Whether you think Cramer is a blessing or a bane, a breath of fresh air or an endless stream of hot air, it's hard to call him uninteresting or to deny that his TV success says something important about the habits of individual investors in 2006.
Jim Cramer was born on February 10, 1955, in Wyndmoor, Pa., a middle-class suburb north of Philadelphia. His father was a paper-goods wholesaler and his mother a sculptor. After graduating from Harvard in 1976, he spent four years as a journalist, including a stint at The American Lawyer magazine. Cramer, who began his love affair with stocks as a child, honed his investing skills while attending Harvard Law in the early 1980s. While in law school he got his first client, New Republic owner Martin Peretz. Cramer then became a broker at Goldman Sachs, and in 1987 he left to start a hedge fund, Cramer Levy Partners. The fund was 100% in cash at the time of the 1987 crash.
Cramer co-founded TheStreet.com with Peretz in 1996. But with the frenetic life of money management taking a toll on his personality -- he admits he acted like a maniac at the office and often missed family vacations -- Cramer quit his hedge fund after a spectacular 2000 (it gained 36%, while Standard & Poor's 500-stock index sank 9%).

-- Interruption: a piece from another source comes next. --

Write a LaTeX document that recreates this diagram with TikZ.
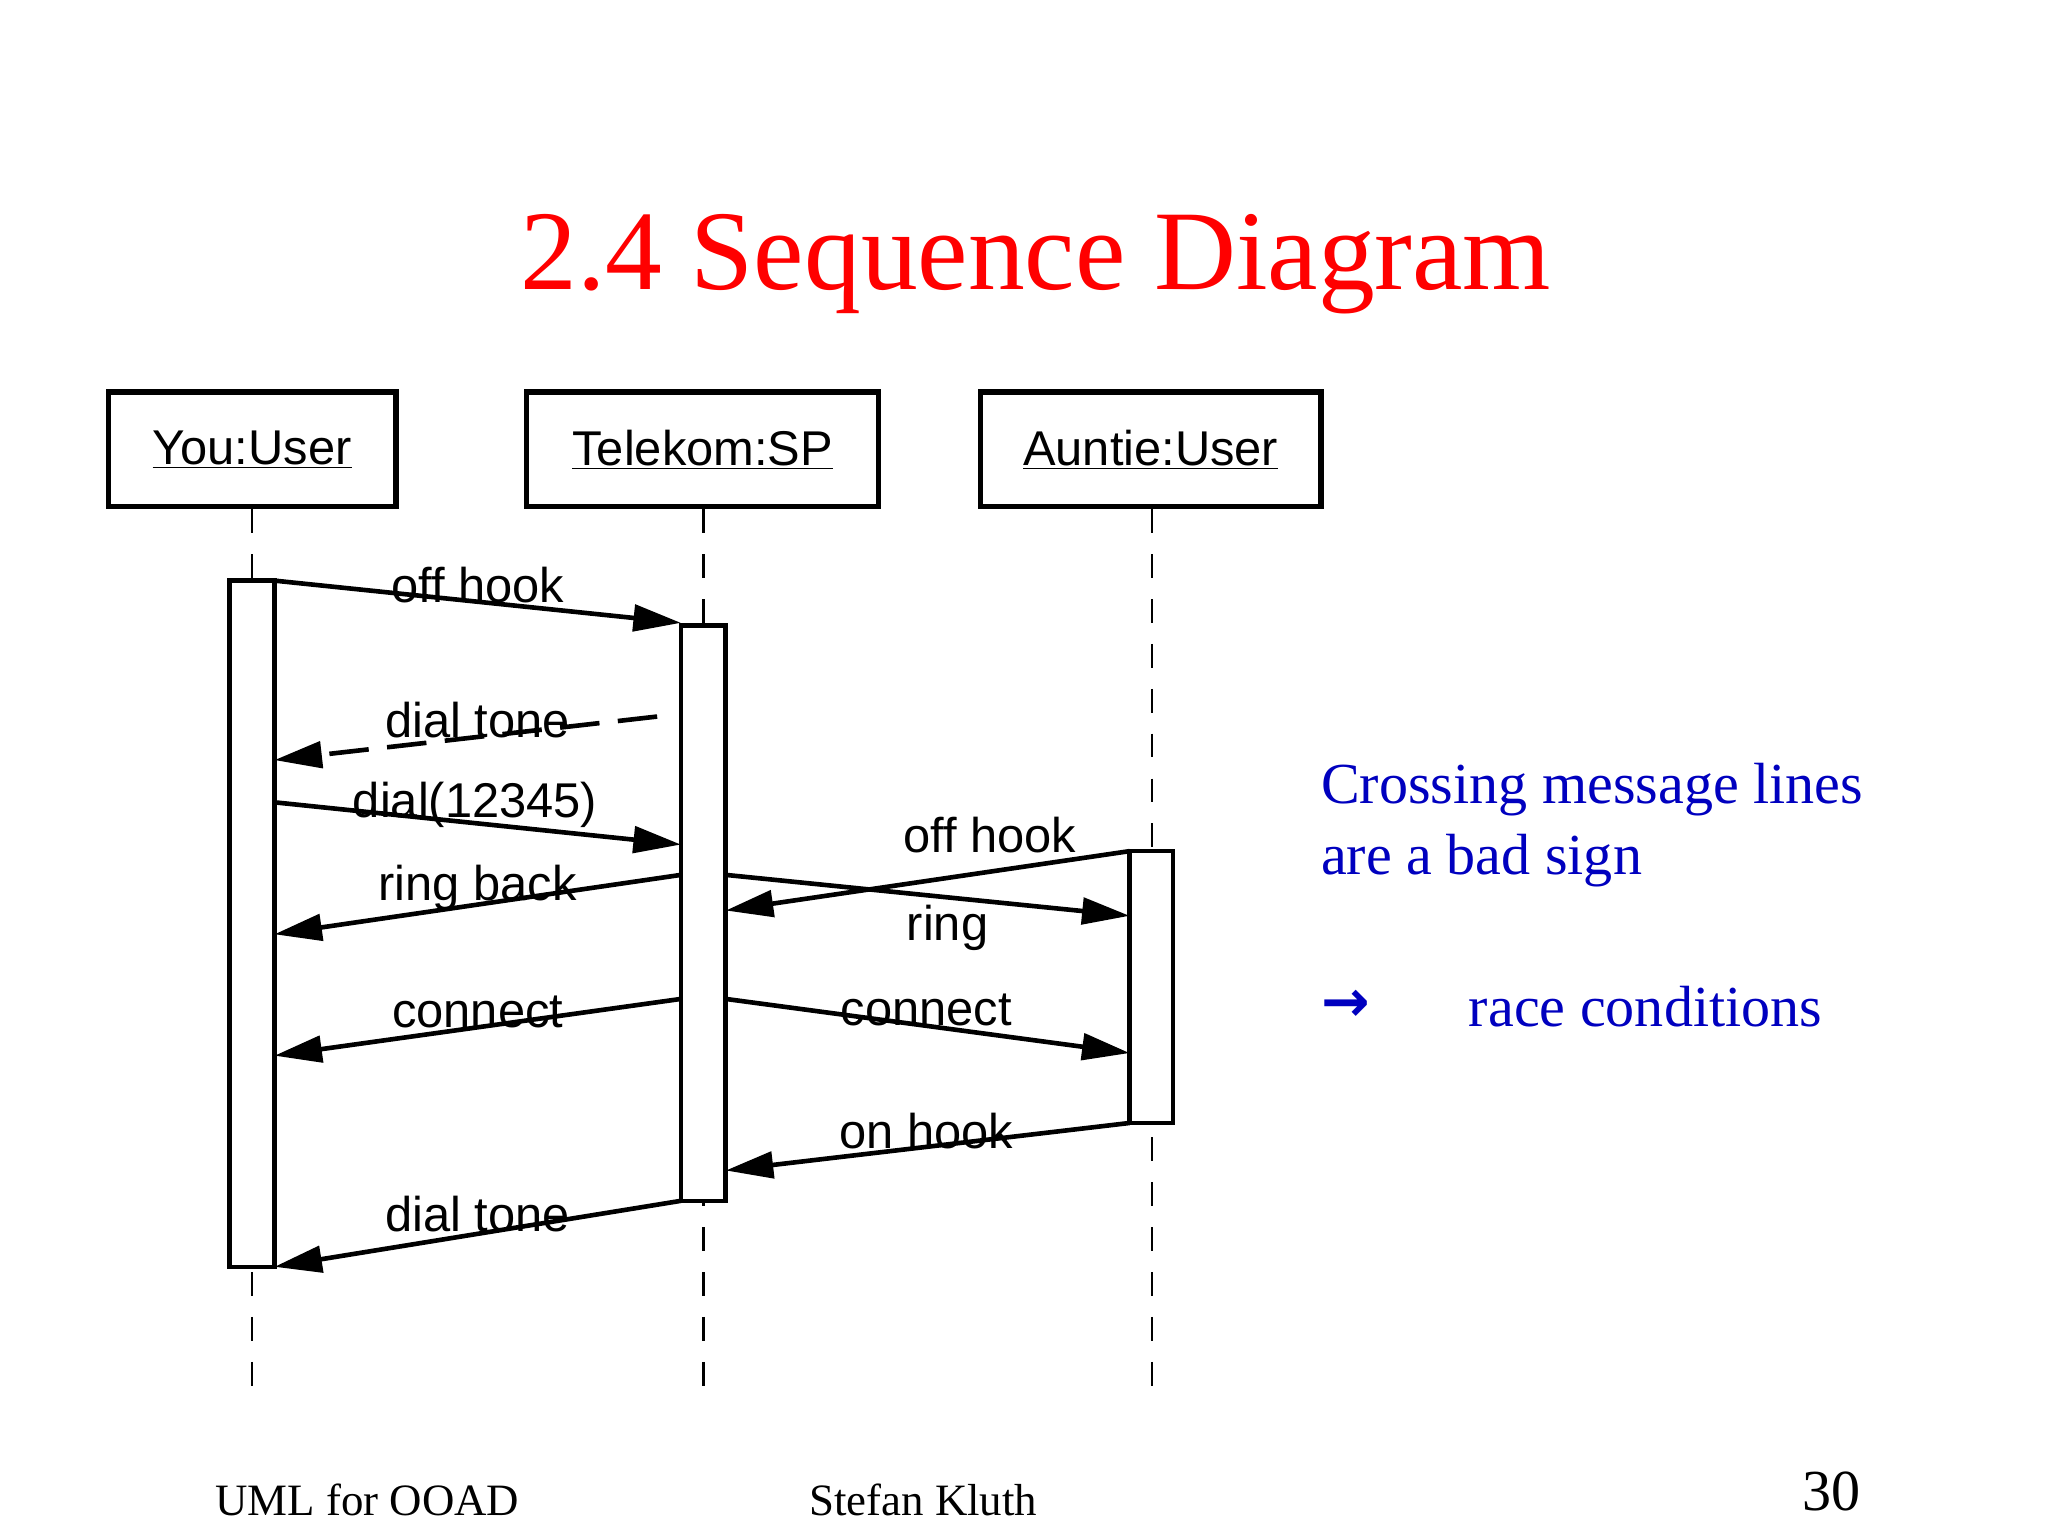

In 2001, Cramer decided to take the insights he gained at TheStreet.com to another medium. He started a syndicated radio show, Jim Cramer's RealMoney, the clear progenitor of Mad Money. He launched the TV show in March 2005, and the world of financial journalism -- to use the term loosely -- has not been the same since.

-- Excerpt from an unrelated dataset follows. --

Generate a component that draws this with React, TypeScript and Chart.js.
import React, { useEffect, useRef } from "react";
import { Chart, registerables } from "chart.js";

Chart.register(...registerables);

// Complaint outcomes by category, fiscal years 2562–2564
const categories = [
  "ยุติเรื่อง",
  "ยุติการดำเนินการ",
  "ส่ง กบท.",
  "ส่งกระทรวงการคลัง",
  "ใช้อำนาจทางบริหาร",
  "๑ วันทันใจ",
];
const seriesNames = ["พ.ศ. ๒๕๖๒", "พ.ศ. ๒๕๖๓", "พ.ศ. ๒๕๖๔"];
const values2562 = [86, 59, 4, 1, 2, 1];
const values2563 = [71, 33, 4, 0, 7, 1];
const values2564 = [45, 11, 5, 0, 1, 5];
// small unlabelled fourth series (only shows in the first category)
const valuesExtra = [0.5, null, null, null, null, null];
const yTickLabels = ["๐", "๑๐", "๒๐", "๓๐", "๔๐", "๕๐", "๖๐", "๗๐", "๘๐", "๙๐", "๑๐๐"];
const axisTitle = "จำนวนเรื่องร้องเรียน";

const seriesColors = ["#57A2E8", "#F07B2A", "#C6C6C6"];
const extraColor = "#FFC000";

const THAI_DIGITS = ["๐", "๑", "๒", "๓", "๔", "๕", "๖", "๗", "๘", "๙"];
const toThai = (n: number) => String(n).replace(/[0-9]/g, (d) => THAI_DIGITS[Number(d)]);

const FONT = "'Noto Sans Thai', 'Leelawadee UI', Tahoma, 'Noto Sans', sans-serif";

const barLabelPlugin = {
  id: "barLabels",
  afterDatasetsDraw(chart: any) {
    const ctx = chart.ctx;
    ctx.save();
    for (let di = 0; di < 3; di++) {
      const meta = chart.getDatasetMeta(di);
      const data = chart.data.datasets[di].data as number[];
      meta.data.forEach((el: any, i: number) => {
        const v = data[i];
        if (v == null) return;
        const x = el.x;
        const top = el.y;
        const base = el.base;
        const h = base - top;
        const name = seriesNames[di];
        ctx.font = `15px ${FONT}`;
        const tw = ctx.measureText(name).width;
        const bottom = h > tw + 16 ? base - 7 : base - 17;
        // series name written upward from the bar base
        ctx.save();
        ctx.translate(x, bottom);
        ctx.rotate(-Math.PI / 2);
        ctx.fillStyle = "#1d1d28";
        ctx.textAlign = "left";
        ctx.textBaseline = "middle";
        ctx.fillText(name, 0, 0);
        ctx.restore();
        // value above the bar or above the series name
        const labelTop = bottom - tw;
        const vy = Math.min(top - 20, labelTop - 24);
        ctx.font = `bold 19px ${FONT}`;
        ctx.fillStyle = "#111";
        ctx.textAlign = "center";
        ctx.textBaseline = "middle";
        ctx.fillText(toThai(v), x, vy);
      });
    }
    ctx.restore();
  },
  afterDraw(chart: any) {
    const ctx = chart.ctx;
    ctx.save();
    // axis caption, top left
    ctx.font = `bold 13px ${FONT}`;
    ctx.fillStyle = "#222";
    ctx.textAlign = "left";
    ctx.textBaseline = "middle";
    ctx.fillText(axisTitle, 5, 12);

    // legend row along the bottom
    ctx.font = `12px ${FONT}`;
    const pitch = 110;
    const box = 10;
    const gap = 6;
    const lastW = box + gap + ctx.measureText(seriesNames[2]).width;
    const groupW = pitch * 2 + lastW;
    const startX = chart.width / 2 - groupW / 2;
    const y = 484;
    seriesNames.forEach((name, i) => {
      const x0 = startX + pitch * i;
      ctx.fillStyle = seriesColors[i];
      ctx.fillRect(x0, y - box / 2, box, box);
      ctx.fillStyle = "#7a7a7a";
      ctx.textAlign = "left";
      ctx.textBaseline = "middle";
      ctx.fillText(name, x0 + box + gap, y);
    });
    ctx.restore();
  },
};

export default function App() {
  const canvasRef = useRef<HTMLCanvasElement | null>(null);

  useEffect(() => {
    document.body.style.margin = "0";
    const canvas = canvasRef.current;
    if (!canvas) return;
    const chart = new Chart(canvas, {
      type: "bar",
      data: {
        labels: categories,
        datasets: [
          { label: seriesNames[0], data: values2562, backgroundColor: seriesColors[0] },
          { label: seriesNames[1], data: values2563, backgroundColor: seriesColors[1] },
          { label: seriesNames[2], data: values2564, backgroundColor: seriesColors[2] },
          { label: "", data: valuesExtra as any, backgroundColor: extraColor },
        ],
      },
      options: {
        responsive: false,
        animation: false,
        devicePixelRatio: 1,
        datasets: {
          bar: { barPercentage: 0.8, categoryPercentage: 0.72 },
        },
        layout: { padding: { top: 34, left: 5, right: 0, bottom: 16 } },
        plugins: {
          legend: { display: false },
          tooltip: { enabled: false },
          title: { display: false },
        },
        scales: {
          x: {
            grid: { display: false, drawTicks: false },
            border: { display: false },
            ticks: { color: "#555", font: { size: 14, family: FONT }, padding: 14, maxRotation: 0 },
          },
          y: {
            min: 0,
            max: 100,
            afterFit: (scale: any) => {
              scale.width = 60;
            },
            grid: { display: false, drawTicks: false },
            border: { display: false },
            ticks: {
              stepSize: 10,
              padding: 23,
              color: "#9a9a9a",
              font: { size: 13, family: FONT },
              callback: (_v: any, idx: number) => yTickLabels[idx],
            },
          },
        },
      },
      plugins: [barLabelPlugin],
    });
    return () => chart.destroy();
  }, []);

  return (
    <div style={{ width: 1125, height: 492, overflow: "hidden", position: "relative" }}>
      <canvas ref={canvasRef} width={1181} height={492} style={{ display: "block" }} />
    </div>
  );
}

Cramer is on the set taping his show, which is done in segments, with five- to ten-minute breaks between each one. During the breaks he chats with a visitor. He seems happy, but also insecure, as if he were asking, "Did you really think it was good?" At that moment, he comes across much more as a TV or Hollywood type than a money guy, more George Clooney than George Soros.
Much of this particular show will be about finding value in emerging markets. Cramer suggests holding up a globe, à la Charlie Chaplin in The Great Dictator. His nephew Cliff, who works on the show, chimes in, "And then say, 'I am the 21st-century Chaplin.' " Cramer replies, "I love the hubris of that." And then he does just that on the show, with a smile that suggests his ego is just another one of his many props.
During the show, he makes references to great battles of World War I (the Somme, Verdun and first through third Ypres), as well as the Maginot Line, the author Céline and Prince Hal -- or, more accurately, Prince HAL, as in Halliburton. What's with all the name-dropping? "Doing all this Western Civ stuff makes it fun for me," he says. "No one else has to get it. The show, selfishly, is about my having a good time." Besides, he says, a lot of his viewers are college students who do get many of the allusions.